Forest Hills Central High School (originally "Forest Hills High School") became the first high school of the newly formed Forest Hills School District in the fall of 1958. The school opened in September with only freshman and sophomore students. The first graduating class was in 1961.

The school was notable for its campus-style construction, which eventually consisted of thirteen separate buildings, including an auditorium added in 1977. The classroom buildings were designed as long hallways connecting five or six individual rooms. However, Michigan winters were not well suited to the open campus design, requiring students to walk outside between buildings. In addition, the student population continued to grow, and the buildings began to deteriorate.

In 1986, Central High was completely rebuilt, with the exception of the auditorium, gymnasium, cafeteria, and art and industrial arts wing, all of which were incorporated into a new building. Since that time, the school has undergone numerous construction and renovation projects.

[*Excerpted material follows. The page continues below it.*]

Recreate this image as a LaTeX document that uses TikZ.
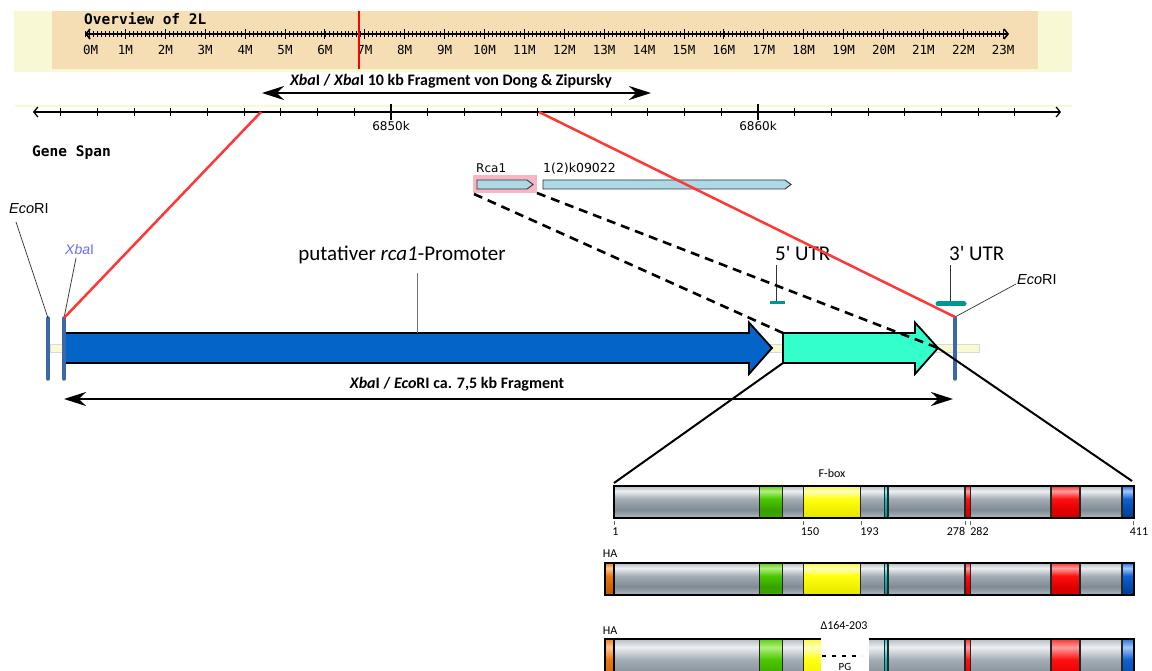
\documentclass[tikz,border=0pt]{standalone}
\usepackage{fontspec}
\setmainfont{Carlito}
\newfontfamily\monof{DejaVu Sans Mono}
\newfontfamily\dvs{DejaVu Sans}
\newfontfamily\arialf{Liberation Sans}
\usetikzlibrary{arrows.meta}
\definecolor{paleyel}{RGB}{249,248,212}
\definecolor{tanc}{RGB}{245,222,180}
\definecolor{genblue}{RGB}{173,216,230}
\definecolor{hlpink}{RGB}{246,182,196}
\definecolor{arrblue}{RGB}{5,100,200}
\definecolor{arrcyan}{RGB}{51,255,204}
\definecolor{markblue}{RGB}{60,105,165}
\definecolor{redln}{RGB}{255,55,55}
\definecolor{tealc}{RGB}{0,150,150}
\definecolor{xbacol}{RGB}{107,107,255}
\definecolor{paleband}{RGB}{250,250,210}
% bar shading colours
\definecolor{gA}{HTML}{B3BAC1}\definecolor{gB}{HTML}{7F8A94}\definecolor{gC}{HTML}{A5ADB5}\definecolor{gD}{HTML}{EDF0F2}\definecolor{gE}{HTML}{B5BCC3}
\definecolor{nA}{HTML}{3FA800}\definecolor{nB}{HTML}{38A000}\definecolor{nC}{HTML}{4CC800}\definecolor{nD}{HTML}{B0F080}\definecolor{nE}{HTML}{5CD010}
\definecolor{yA}{HTML}{E6E600}\definecolor{yB}{HTML}{F0F000}\definecolor{yC}{HTML}{FFFF10}\definecolor{yD}{HTML}{FFFFC0}\definecolor{yE}{HTML}{F8F840}
\definecolor{rA}{HTML}{D00000}\definecolor{rB}{HTML}{E00000}\definecolor{rC}{HTML}{FF1010}\definecolor{rD}{HTML}{FFA0A0}\definecolor{rE}{HTML}{FF3030}
\definecolor{bA}{HTML}{003A90}\definecolor{bB}{HTML}{004AB0}\definecolor{bC}{HTML}{1060D0}\definecolor{bD}{HTML}{A0C8FF}\definecolor{bE}{HTML}{3070D8}
\definecolor{oA}{HTML}{C05800}\definecolor{oB}{HTML}{D06400}\definecolor{oC}{HTML}{E87810}\definecolor{oD}{HTML}{FFC890}\definecolor{oE}{HTML}{E88020}
\definecolor{cA}{HTML}{009A9A}\definecolor{cB}{HTML}{00A8A8}\definecolor{cC}{HTML}{00C8C8}\definecolor{cD}{HTML}{90F0F0}\definecolor{cE}{HTML}{20C0C0}
\newcommand\barshade[6]{\pgfdeclareverticalshading{#1}{100bp}{color(0bp)=(#2); color(25bp)=(#2); color(38bp)=(#3); color(55bp)=(#4); color(67bp)=(#5); color(75bp)=(#6); color(100bp)=(#6)}}
\barshade{shgrey}{gA}{gB}{gC}{gD}{gE}
\barshade{shgreen}{nA}{nB}{nC}{nD}{nE}
\barshade{shyellow}{yA}{yB}{yC}{yD}{yE}
\barshade{shred}{rA}{rB}{rC}{rD}{rE}
\barshade{shblue}{bA}{bB}{bC}{bD}{bE}
\barshade{shorange}{oA}{oB}{oC}{oD}{oE}
\barshade{shcyan}{cA}{cB}{cC}{cD}{cE}
\newcommand\pseg[5]{\shade[shading=#5] (#1,#3) rectangle (#2,#4); \draw[segline] (#1,#3) rectangle (#2,#4);}
\newcommand\prow[2]{%
  \foreach \a/\b/\s in {614/759.5/shgrey, 759.5/782.5/shgreen, 782.5/803.3/shgrey, 803.3/860.6/shyellow, 860.6/884.5/shgrey, 884.5/888/shcyan, 888/965/shgrey, 965/970.5/shred, 970.5/1051/shgrey, 1051/1080/shred, 1080/1122/shgrey, 1122/1134/shblue}{\pseg{\a}{\b}{#1}{#2}{\s}}%
  \draw[line width=1.6pt] (614,#1) rectangle (1134,#2);}
\tikzset{
  lbl/.style={inner sep=0pt, anchor=base},
  segline/.style={draw=black!85, line width=1.3pt},
  marker/.style={draw=markblue, line width=3.5pt, line cap=round},
  zoomln/.style={draw=redln, line width=2.5pt},
  dashln/.style={draw=black, line width=2.6pt, dash pattern=on 9pt off 6pt},
  expln/.style={draw=black, line width=2pt},
  leader/.style={draw=black!80, line width=0.7pt},
  fragarrow/.style={line width=2.2pt, {Stealth[length=22pt,width=14pt]}-{Stealth[length=22pt,width=14pt]}},
  rulerarrow/.style={{Straight Barb[length=4pt,width=10pt]}-{Straight Barb[length=4pt,width=10pt]}},
  genebox/.style={draw=black!80, fill=genblue, line width=0.9pt},
  bigarrow/.style={draw=black, line width=1.8pt, line join=miter},
}
\begin{document}
\begin{tikzpicture}[x=1pt,y=-1pt]
\useasboundingbox (0,0) rectangle (1152,671);
\clip (0,0) rectangle (1152,671);
\fill[white] (0,0) rectangle (1152,671);

% ---------- overview band ----------
\fill[paleyel] (14,11) rectangle (1072,72);
\fill[tanc] (52,11) rectangle (1038,69);
\node[lbl, anchor=base west, font=\monof\bfseries\fontsize{14.5}{15}\selectfont] (ovt) at (84,25) {Overview of 2L};
\coordinate (ovL) at (85,34);
\coordinate (ovR) at (1009,34);
\draw[line width=1.6pt, rulerarrow] (ovL) -- (ovR);
\foreach \i in {0,...,229} {\draw[line width=0.7pt] ({85.5+\i*39.9/10},31) -- ({85.5+\i*39.9/10},37);}
\foreach \i in {1,...,23} {\draw[line width=1pt] ({85.5+\i*39.9},29) -- ({85.5+\i*39.9},39);}
\node[lbl, anchor=base west, font=\monof\fontsize{12.5}{13}\selectfont] at (83,55) {0M};
\foreach \i in {1,...,23} {\node[lbl, font=\monof\fontsize{12.5}{13}\selectfont] at ({85.5+\i*39.9},55) {\i M};}
\draw[red, line width=2.6pt] (359,11) -- (359,69);

% ---------- Dong & Zipursky fragment ----------
\coordinate (fragL) at (262,93);
\coordinate (fragR) at (651,93);
\draw[fragarrow] (fragL) -- (fragR);
\node[lbl, font=\bfseries\fontsize{16}{16}\selectfont] (fragt) at (451,86) {\textit{Xba}I / \textit{Xba}I 10 kb Fragment von Dong \& Zipursky};

% ---------- kb ruler ----------
\draw[paleyel, line width=2pt] (15,106) -- (1072,106);
\coordinate (kbL) at (33,112);
\coordinate (kbR) at (1061,112);
\draw[line width=1.3pt, rulerarrow] (kbL) -- (kbR);
\foreach \i in {-9,...,17} {\draw[line width=0.9pt] ({391+\i*36.7},108) -- ({391+\i*36.7},116);}
\draw[line width=1.1pt] (391,104) -- (391,120);
\draw[line width=1.1pt] (758,104) -- (758,120);
\node[lbl, font=\dvs\fontsize{12}{12}\selectfont] at (391,131) {6850k};
\node[lbl, font=\dvs\fontsize{12}{12}\selectfont] at (758,131) {6860k};
\coordinate (kbA) at (261,112);
\coordinate (kbB) at (539,112);

% ---------- gene span ----------
\node[lbl, anchor=base west, font=\monof\bfseries\fontsize{14.5}{15}\selectfont] at (32,157) {Gene Span};
\fill[hlpink] (473,175) rectangle (537,193);
\coordinate (hlBL) at (474,194);
\coordinate (hlBR) at (537,193);
\draw[genebox] (477,180) -- (527,180) -- (533,184.5) -- (527,189) -- (477,189) -- cycle;
\draw[genebox] (543,180) -- (785,180) -- (791,184.5) -- (785,189) -- (543,189) -- cycle;
\node[lbl, anchor=base west, font=\dvs\fontsize{12}{12}\selectfont] at (476,173) {Rca1};
\node[lbl, anchor=base west, font=\dvs\fontsize{12.5}{12}\selectfont] at (543,173) {1(2)k09022};

% ---------- gene map ----------
\draw[fill=paleband, draw=black!15, line width=0.5pt] (50,344) rectangle (979,352);
\draw[bigarrow, fill=arrblue] (65,333) -- (749,333) -- (749,322.5) -- (772,348) -- (749,374) -- (749,363) -- (65,363) -- cycle;
\draw[bigarrow, fill=arrcyan] (783,333) -- (915,333) -- (915,322.5) -- (938,348) -- (915,374) -- (915,363) -- (783,363) -- cycle;
\coordinate (cyTL) at (783,333);
\coordinate (cyBL) at (783,363);
\coordinate (cyTip) at (938,348);
\coordinate (ecoL) at (48,318);
\coordinate (xbaM) at (64,318);
\coordinate (ecoR) at (955,317);
\draw[marker] (48,318) -- (48,379);
\draw[marker] (64,318) -- (64,379);
\draw[marker] (955,318) -- (955,379);

% labels of the map
\node[lbl, font=\fontsize{21}{21}\selectfont] (prom) at (402,261) {putativer \textit{rca1}-Promoter};
\draw[draw=black!55, line width=0.7pt] (417,273) -- (417,333);
\node[lbl, anchor=base west, font=\fontsize{21}{21}\selectfont] (utr5) at (775,261) {5\textquotesingle{} UTR};
\node[lbl, anchor=base west, font=\fontsize{21}{21}\selectfont] (utr3) at (949,261) {3\textquotesingle{} UTR};
\draw[leader] (776,265) -- (776,302);
\draw[tealc, line width=3.3pt] (770,302.5) -- (785,302.5);
\draw[leader] (950,265) -- (950,302);
\draw[tealc, line width=5pt, line cap=round] (938,304) -- (964,304);
\node[lbl, anchor=base west, font=\arialf\fontsize{14.5}{15}\selectfont] (ecoRt) at (1017,284) {\textit{Eco}RI};
\node[lbl, anchor=base west, font=\arialf\fontsize{14.5}{15}\selectfont] (ecoLt) at (9,214) {\textit{Eco}RI};
\node[lbl, anchor=base west, font=\arialf\fontsize{14}{15}\selectfont, text=xbacol] (xbat) at (65,255) {\textit{Xba}I};
\draw[leader] (16,222) -- (ecoL);
\draw[leader] (76,258) -- (xbaM);
\draw[leader] (1016,284) -- (ecoR);

% zoom lines
\draw[zoomln] (kbA) -- (xbaM);
\draw[zoomln] (kbB) -- (ecoR);
\draw[dashln] (hlBL) -- (cyTL);
\draw[dashln] (hlBR) -- (cyTip);

% 7.5 kb fragment
\coordinate (f2L) at (64,399);
\coordinate (f2R) at (953,399);
\draw[fragarrow] (f2L) -- (f2R);
\node[lbl, font=\bfseries\fontsize{16}{16}\selectfont] at (457,388) {\textit{Xba}I / \textit{Eco}RI ca. 7,5 kb Fragment};

% ---------- protein bars ----------
\coordinate (p1L) at (614,483);
\coordinate (p1R) at (1132,481);
\draw[expln] (cyBL) -- (p1L);
\draw[expln] (cyTip) -- (p1R);

\prow{486}{518}
\node[lbl, font=\fontsize{12}{12}\selectfont] at (832,477) {F-box};
\foreach \x in {614.5,803.5,861,965.5,970.5,1133.5} {\draw[black!60, line width=0.6pt] (\x,521) -- (\x,525);}
\node[lbl, font=\fontsize{12}{12}\selectfont] at (615.5,535) {1};
\node[lbl, font=\fontsize{12}{12}\selectfont] at (810,535) {150};
\node[lbl, font=\fontsize{12}{12}\selectfont] at (869.5,535) {193};
\node[lbl, font=\fontsize{12}{12}\selectfont] at (956,535) {278};
\node[lbl, font=\fontsize{12}{12}\selectfont] at (979.5,535) {282};
\node[lbl, font=\fontsize{12}{12}\selectfont] at (1139,535) {411};

\node[lbl, font=\fontsize{12}{12}\selectfont] at (610,557) {HA};
\pseg{605}{614}{563}{595}{shorange}
\prow{563}{595}
\draw[line width=1.6pt] (605,563) rectangle (1134,595);

\node[lbl, font=\fontsize{12}{12}\selectfont] at (610,634) {HA};
\pseg{605}{614}{639}{690}{shorange}
\prow{639}{690}
\draw[line width=1.6pt] (605,639) rectangle (1134,690);
\fill[white] (820.5,636) rectangle (869,675);
\node[lbl, font=\fontsize{12}{12}\selectfont] at (844,629) {Δ164-203};
\draw[line width=1.8pt, dash pattern=on 4pt off 6pt] (822,656) -- (862,656);
\node[lbl, font=\fontsize{11}{11}\selectfont] at (845,670) {PG};
\end{tikzpicture}
\end{document}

In 2009, the building underwent a multimillion-dollar construction project that included a new weight room, student and staff parking lots, a renovated main office, an athletic field entrance, an athletic office, additional classrooms, and a new gym entrance and foyer. Heated sidewalks were also installed at the gym entrance. In 2010, the auditorium was remodeled.

==Demographics==
The demographic breakdown of the 1,315 students enrolled in 2015-16 was:

GENDER
- Male - 49.0%
- Female - 51.0%

ETHNIC BACKGROUND

- Native American/Alaskan - 0.3%
- Asian - 6.2%
- Black - 2.5%
- Hispanic - 1.7%
- White - 85.6%
- Multiracial - 3.7%
7.1% of the students were eligible for free or reduced-cost lunch.

== Athletics ==
Forest Hills Central's athletic teams compete under the "Rangers" mascot. Most teams compete in the Ottawa-Kent Conference White division. Forest Hills Central offers the following varsity sports:

===Boys' sports===
- Baseball
- Basketball
- Bowling
- Cross-country
- Football – 1994, 2022 state runner-up Division 2, 2023 Champions Division 3
- Golf – 1982, 1985, 1987, 1988, 2010 state runner-up, 2009, 2011 state champions
- Hockey
- Lacrosse – 2007 was the first year of competition separate from Forest Hills Northern. Prior to that, the two schools fielded a combined team. 1990 state champions, 2008 runners-up. 2010 Division II State Champions. 2012 Division II State Champions 2013 Division II state runners-up. 2016 State Champions, 2018 Runner Up State Champions, 2019 State Champions, 2022 State Champions, 2023 State Champions.
- Skiing – 1996 state champions
- Rowing — 2022 JV4+ SRAA Nationals 3rd place medalist, 2023 Varsity 4+ SRAA Nationals 3rd place medalist
- Soccer – 2004, 2015 state champions
- Swimming and diving
- Tennis – 1998, 2003, 2014, 2015 state champions; 2001, 2002, 2011, 2012, 2016 runner-up
- Wrestling

===Girls' sports===
- Basketball
- Bowling
- Cross-country
- Competitive cheer
- Field hockey
- Golf
- Gymnastics
- Lacrosse
- Rowing – 2022 JV8+ SRAA Nationals 7th place finisher
- Skiing – 2017 state champions
- Soccer – 2005, 2007, 2008, 2017, 2022 state champions; 2003 runner-up
- Softball
- Swimming and diving – 1993, 1994 state champions, 1995, 2007 runner-up
- Tennis – 1985, 2023 state runner-up
- Track and field
- Volleyball – 1986, 1987 state runner-up
- Water polo
- Wrestling – 2020 state champions

==Weekend education==
The Grand Rapids Supplemental School (グランドラピッズ補習授業校 Gurando Rappizu Hoshū Jugyō Kō), a part-time Japanese school, holds its classes at the high school.

==Notable alumni==
- Adam Grinwis (born 1992, class of 2010), professional soccer player
- Reed Timmer (born 1980, class of 1998) American meteorologist and storm chaser.
- Kyle Visser (born 1985, class of 2003), professional basketball player
- Gretchen Whitmer (born 1971, class of 1989), 49th Governor of Michigan
- Annette Ziegler (born 1964, class of 1982), Chief Justice of the Wisconsin Supreme Court
- Kim Zimmer (born 1955), actress, Guiding Light and Santa Barbara

==In popular culture==
In the film American Pie, the "Central Chicks" and "Central" Lacrosse team that East Great Falls High School plays against is an amalgam of Forest Hills Central High School. East Great Falls, in turn, is based on the nearby East Grand Rapids High School.